The episode revolves around Cathy Munsch's recent acquisition, the C.U.R.E. Hospital, which she bought in order to cure the incurable and to reorganize the U.S. health system, while flashbacks shows a connection with the hospital from 1985. Zayday Williams and the Chanels are cast as medical students by Cathy, while a new serial killer surfaces.

== Plot ==
In 1985, a pregnant woman interrupts a Halloween party in need of help for her husband and is directed to Dr. Mike, who tells her that he'll help her husband; then, Dr. Mike injects the woman's husband with an anesthetic and dumps the body in a swamp outside the hospital instead while she waits.

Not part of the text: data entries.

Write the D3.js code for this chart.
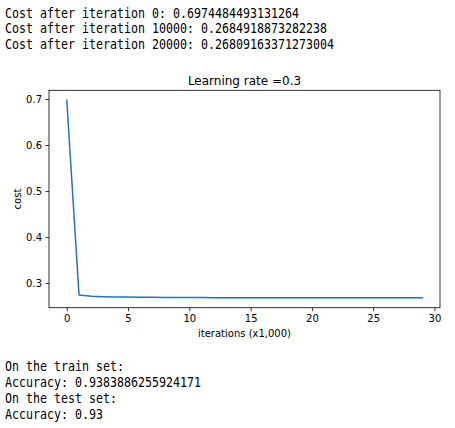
<!DOCTYPE html>
<html><head><meta charset="utf-8">
<script src="https://cdn.jsdelivr.net/npm/d3@7"></script>
<style>body{margin:0;background:#fff}svg{display:block}</style>
</head><body>
<script>
const topLines = [
  "Cost after iteration 0: 0.6974484493131264",
  "Cost after iteration 10000: 0.2684918873282238",
  "Cost after iteration 20000: 0.26809163371273004"
];
const bottomLines = [
  "On the train set:",
  "Accuracy: 0.9383886255924171",
  "On the test set:",
  "Accuracy: 0.93"
];
const iterations = d3.range(0, 30);
const costs = [0.6974, 0.2740, 0.2712, 0.2703, 0.2698, 0.2695, 0.2692, 0.2690, 0.2688, 0.2686,
  0.26849, 0.2684, 0.2683, 0.2683, 0.2682, 0.2682, 0.2682, 0.2681, 0.2681, 0.2681,
  0.26809, 0.2680, 0.2680, 0.2680, 0.2680, 0.2680, 0.2679, 0.2679, 0.2679, 0.2679];
const xTicks = [0, 5, 10, 15, 20, 25, 30];
const yTicks = [0.3, 0.4, 0.5, 0.6, 0.7];
const title = "Learning rate =0.3";
const xLabel = "iterations (x1,000)";
const yLabel = "cost";

const W = 455, H = 428;
const svg = d3.select("body").append("svg").attr("width", W).attr("height", H);

const mono = "'DejaVu Sans Mono', monospace";
function block(lines, y0) {
  svg.append("g").selectAll("text").data(lines).join("text")
    .attr("x", 5).attr("y", (d, i) => y0 + i * 15.9)
    .attr("font-family", mono).attr("font-size", 13.5)
    .attr("textLength", d => d.length * 7).attr("lengthAdjust", "spacingAndGlyphs")
    .attr("fill", "#000").text(d => d);
}
block(topLines, 17.5);
block(bottomLines, 371);

const L = 49, R = 440, T = 90.3, B = 307.7;
const xExt = d3.extent(iterations), xPad = (xExt[1] - xExt[0]) * 0.05;
const yExt = d3.extent(costs), yPad = (yExt[1] - yExt[0]) * 0.05;
const x = d3.scaleLinear().domain([xExt[0] - xPad, xExt[1] + xPad]).range([L, R]);
const y = d3.scaleLinear().domain([yExt[0] - yPad, yExt[1] + yPad]).range([B, T]);

const font = "'DejaVu Sans', sans-serif";
const xAxis = svg.append("g").attr("transform", `translate(0,${B})`)
  .call(d3.axisBottom(x).tickValues(xTicks).tickSize(3.5).tickPadding(3.5).tickFormat(d3.format("d")));
const yAxis = svg.append("g").attr("transform", `translate(${L},0)`)
  .call(d3.axisLeft(y).tickValues(yTicks).tickSize(3.5).tickPadding(3.5).tickFormat(d3.format(".1f")));
[xAxis, yAxis].forEach(a => {
  a.select(".domain").remove();
  a.selectAll("line").attr("stroke", "#000").attr("stroke-width", 0.8);
  a.selectAll("text").attr("font-family", font).attr("font-size", 10).attr("fill", "#000");
});

svg.append("path").datum(iterations)
  .attr("fill", "none").attr("stroke", "#1f77b4").attr("stroke-width", 1.5)
  .attr("stroke-linejoin", "round").attr("stroke-linecap", "square")
  .attr("d", d3.line().x(i => x(i)).y(i => y(costs[i])));

svg.append("rect").attr("x", L).attr("y", T).attr("width", R - L).attr("height", B - T)
  .attr("fill", "none").attr("stroke", "#000").attr("stroke-width", 0.8);

svg.append("text").attr("x", (L + R) / 2).attr("y", 85).attr("text-anchor", "middle")
  .attr("font-family", font).attr("font-size", 12).text(title);
svg.append("text").attr("x", (L + R) / 2).attr("y", 336.5).attr("text-anchor", "middle")
  .attr("font-family", font).attr("font-size", 10).text(xLabel);
svg.append("text").attr("transform", `translate(20.5,${(T + B) / 2}) rotate(-90)`).attr("text-anchor", "middle")
  .attr("font-family", font).attr("font-size", 10).text(yLabel);
</script>
</body></html>
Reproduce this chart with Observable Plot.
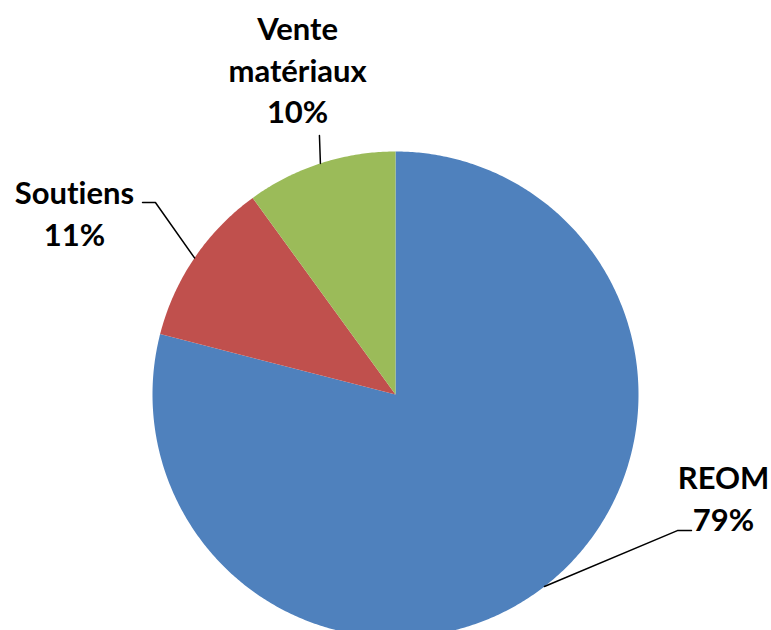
<!DOCTYPE html>
<html>
<head>
<meta charset="utf-8">
<script src="https://cdn.jsdelivr.net/npm/d3@7"></script>
<script src="https://cdn.jsdelivr.net/npm/@observablehq/plot@0.6"></script>
<style>
  html, body { margin: 0; padding: 0; background: #fff; overflow: hidden; }
  #chart svg { display: block; }
  #chart text { font-variant-ligatures: none; font-feature-settings: "liga" 0; }
</style>
</head>
<body>
<div id="chart"></div>
<script>
// ---- data ----
const categories = ["REOM", "Soutiens", "Vente matériaux"];
const labelNames = ["REOM", "Soutiens", "Vente\nmatériaux"];
const values = [79, 11, 10];

// ---- styles / layout ----
const colors = ["#4F81BD", "#C0504D", "#9BBB59"];
const W = 771, H = 630;
const cx = 395, cy = 394, R = 243;
// label layout, in units of the pie radius (x right, y up)
const labelPos = [
  {x: 1.350, y: -0.268},
  {x: -1.321, y: 0.905},
  {x: -0.403, y: 1.580}
];
const leaderElbow = [
  [{x: 1.160, y: -0.560}, {x: 1.218, y: -0.560}],
  [{x: -0.988, y: 0.790}, {x: -1.041, y: 0.790}],
  [{x: -0.313, y: 1.066}]
];

const total = d3.sum(values);
let acc = 0;
const slices = categories.map((c, i) => {
  const a0 = acc / total * 2 * Math.PI;
  acc += values[i];
  const a1 = acc / total * 2 * Math.PI;
  return {c, i, a0, a1, mid: (a0 + a1) / 2};
});

const pts = slices.flatMap(s => {
  const n = Math.max(2, Math.ceil((s.a1 - s.a0) / (Math.PI / 360)));
  const arr = [{c: s.c, x: 0, y: 0}];
  for (let k = 0; k <= n; k++) {
    const a = s.a0 + (s.a1 - s.a0) * k / n;
    arr.push({c: s.c, x: Math.sin(a), y: Math.cos(a)});
  }
  return arr;
});

const leaders = slices.flatMap(s => {
  const arr = [{c: s.c, x: Math.sin(s.mid), y: Math.cos(s.mid)}];
  for (const p of leaderElbow[s.i]) arr.push({c: s.c, x: p.x, y: p.y});
  return arr;
});

const labels = slices.map(s => ({
  c: s.c,
  x: labelPos[s.i].x,
  y: labelPos[s.i].y,
  text: labelNames[s.i] + "\n" + Math.round(values[s.i] / total * 100) + "%"
}));

const chart = Plot.plot({
  width: W,
  height: H,
  margin: 0,
  style: {background: "#fff", overflow: "hidden"},
  x: {domain: [-1, 1], range: [cx - R, cx + R], axis: null},
  y: {domain: [-1, 1], range: [cy + R, cy - R], axis: null},
  color: {domain: categories, range: colors},
  marks: [
    Plot.line(pts, {x: "x", y: "y", z: "c", fill: "c", stroke: "none", curve: "linear-closed"}),
    Plot.line(leaders, {x: "x", y: "y", z: "c", stroke: "#000", strokeWidth: 1.5, fill: "none"}),
    Plot.text(labels, {
      x: "x", y: "y", text: "text",
      textAnchor: "middle", lineAnchor: "top", lineHeight: 1.34,
      fontSize: 31, fontWeight: "bold", fontFamily: "Lato", fill: "#000"
    })
  ]
});
document.getElementById("chart").appendChild(chart);
</script>
</body>
</html>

In 2016, Cathy Munsch purchases a hospital and hires Dr. Brock Holt and Dr. Cassidy Cascade, as well as Zayday Williams, now a first year medical student. Cathy also hires the Chanels who had been released from the asylum and have spent nearly two years living poor and pathetic lives, after Hester confesses about the murders and are working in the medical industry. The hospital's first patient is Catherine Hobart who is diagnosed with werewolf syndrome. Zayday suggests a lobotomy, but Brock and Chanel suggest changing her diet, which causes her to completely lose her hair. Catherine and #5 each take a bath, but accidentally trap themselves in the tubs. A new serial killer, known as the "Green Meanie", appears and decapitates Catherine with a machete before turning toward #5.

== Production ==
"Scream Again" was directed by series' co-creator Brad Falchuk and written by Falchuk alongside also co-creators Ryan Murphy and Ian Brennan. On January 15, 2016, Fox renewed the series for a second season, to be set in a hospital. In June 2016, John Stamos, Taylor Lautner and James Earl joined the cast of the series, portraying doctors and an employee at the hospital, respectively. In July, Jerry O'Connell and Laura Bell Bundy were announced to have recurring roles as Dr. Mike and Nurse Thomas, respectively. In September 2016, Kirstie Alley was cast in the series, playing Ingrid Hoffel.

== Reception ==

=== Ratings ===
"Scream Again" premiered in the U.S. on September 20, 2016, on Fox, to a viewership of 2.17 million viewers, and received a 1.0 rating in the 18–49 demographic, according to Nielsen Media Research.

=== Critical response ===
Terri Schwartz of IGN wrote a mixed review for the episode, stating: "Scream Queens goes off the deep end with no life preserver in sight for Season 2, losing any tenuous grips on reality for the sake of turning its central characters into even bigger caricatures than they were in Season 1. While some of the stalwarts work -- particularly Curtis' Munsch and Roberts' Chanel #1 -- the show still has a way to go before it fully finds its voice." TVFanatic writer Caralynn Lippo affirmed "[the episode] was a fun start to the new season. It managed to successfully reintroduce all of our favorite characters after a two year time jump, while still laying the groundwork for what seems like a fun new setting and killer mystery."